Nuba sahen Riefenstahl als „seltsame Oma“
Die Fotografien und Filme müssten in einem kolonialen und rassistischen Kontext gesehen werden, wie teilnehmende Forscherinnen und Forscher bei einer Pressekonferenz sagten.
Die abgelichtete Menschen hätten nicht gewusst, was Riefenstahl mit dem Material anstellen würde, sagte der sudanesische Wissenschaftler Guma Kunda Komey vom Pan Nuba Rat. Sie hätten sie als eine „seltsame Oma“ gesehen und kannten die Kontroversen um die Filmemacherin nicht, hätten sogar einen gewissen Respekt vor ihr gehabt.

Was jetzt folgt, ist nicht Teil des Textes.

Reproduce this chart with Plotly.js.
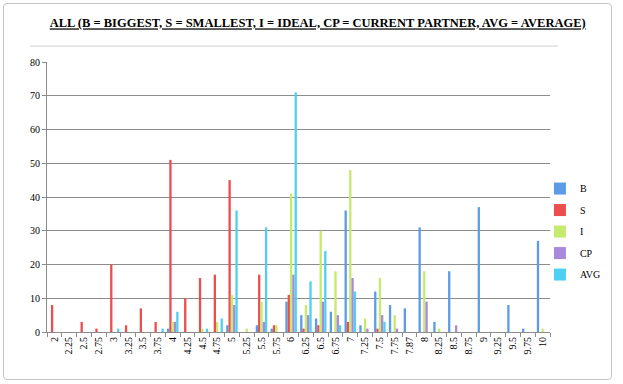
<!DOCTYPE html>
<html>
<head>
<meta charset="utf-8">
<script src="https://cdn.plot.ly/plotly-3.0.1.min.js"></script>
<style>
html,body{margin:0;padding:0;background:#fff;}
#frame{position:absolute;left:3px;top:3px;width:607px;height:375px;border:1px solid #c4c4c4;border-radius:4px;}
#chart{position:absolute;left:0;top:0;width:623px;height:384px;}
</style>
</head>
<body>
<div id="frame"></div>
<div id="chart"></div>
<script>
const categories = ['2','2.25','2.5','2.75','3','3.25','3.5','3.75','4','4.25','4.5','4.75','5','5.25','5.5','5.75','6','6.25','6.5','6.75','7','7.25','7.5','7.75','7.87','8','8.25','8.5','8.75','9','9.25','9.5','9.75','10'];
const seriesB   = [0,0,0,0,0,0,0,0,1,0,0,0,2,0,2,1,9,5,4,6,36,2,12,8,7,31,3,18,0,37,0,8,1,27];
const seriesS   = [8,0,3,1,20,2,7,3,51,10,16,17,45,0,17,2,11,1,2,0,3,0,1,0,0,0,0,0,0,0,0,0,0,0];
const seriesI   = [0,0,0,0,0,0,0,0,3,0,1,3,11,1,9,2,41,8,30,18,48,4,16,5,0,18,1,0,0,0,0,0,0,1];
const seriesCP  = [0,0,0,0,0,0,0,0,3,0,0,0,8,0,3,0,17,5,9,5,16,1,5,1,0,9,0,2,0,0,0,0,0,0];
const seriesAVG = [0,0,0,0,1,0,0,1,6,0,1,4,36,0,31,0,71,15,24,2,12,0,3,0,0,0,0,0,0,0,0,0,0,0];
const seriesNames = ['B','S','I','CP','AVG'];
const yTicks = [0,10,20,30,40,50,60,70,80];

const colors = ['#5c9ce6','#ec4e4e','#c6ea6e','#a889dc','#4ed0f2'];
const data = [seriesB, seriesS, seriesI, seriesCP, seriesAVG].map((vals, i) => ({
  type: 'bar',
  name: seriesNames[i],
  legendgroup: seriesNames[i],
  x: categories,
  y: vals,
  marker: {color: colors[i], line: {width: 0}},
  hoverinfo: 'x+y+name'
}));

const serif = 'Liberation Serif, DejaVu Serif, serif';
const layout = {
  width: 623, height: 384,
  paper_bgcolor: 'rgba(0,0,0,0)', plot_bgcolor: 'rgba(0,0,0,0)',
  margin: {l: 47, r: 73, t: 62, b: 52, autoexpand: false},
  barmode: 'group', bargap: 0.22, bargroupgap: 0,
  title: {
    text: '<b>ALL (B = BIGGEST, S = SMALLEST, I = IDEAL, CP = CURRENT PARTNER, AVG = AVERAGE)</b>',
    font: {family: serif, size: 12.5, color: '#000', lineposition: 'under'},
    x: 0.51, xanchor: 'center', y: 0.94, yanchor: 'middle'
  },
  xaxis: {
    type: 'category',
    tickangle: -90,
    tickfont: {family: serif, size: 10, color: '#000'},
    showline: true, linecolor: '#8c8c8c', linewidth: 1,
    ticks: 'outside', tickson: 'boundaries', ticklen: 4, tickcolor: '#8c8c8c',
    showgrid: false, zeroline: false, fixedrange: true
  },
  yaxis: {
    range: [0, 80],
    tickvals: yTicks,
    tickfont: {family: serif, size: 10, color: '#000'},
    showline: true, linecolor: '#8c8c8c', linewidth: 1,
    ticks: 'outside', ticklen: 4, tickcolor: '#8c8c8c',
    showgrid: true, gridcolor: '#8c8c8c', gridwidth: 1,
    zeroline: false, fixedrange: true
  },
  shapes: [{
    type: 'line', xref: 'paper', yref: 'paper',
    x0: -0.034, x1: 1.016, y0: 1.059, y1: 1.059,
    line: {color: '#cfcfcf', width: 1}
  }],
  legend: {
    x: 0.98, xanchor: 'left', y: 0.372, yanchor: 'middle',
    font: {family: serif, size: 10, color: '#000'},
    itemwidth: 30, tracegroupgap: 2.5, bgcolor: 'rgba(0,0,0,0)'
  },
  showlegend: true
};

Plotly.newPlot('chart', data, layout, {displayModeBar: false, staticPlot: true});
</script>
</body>
</html>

Die Fotos wurden in zwei Bildbänden veröffentlicht, die um die Welt gingen. „Als sie erfahren haben, was wirklich vor sich ging, fühlten sich die Menschen ausgenutzt. Sie sehen sich als diejenigen, denen die Fotos gehören. Sie fordern eine Entschädigung“, sagte Komey.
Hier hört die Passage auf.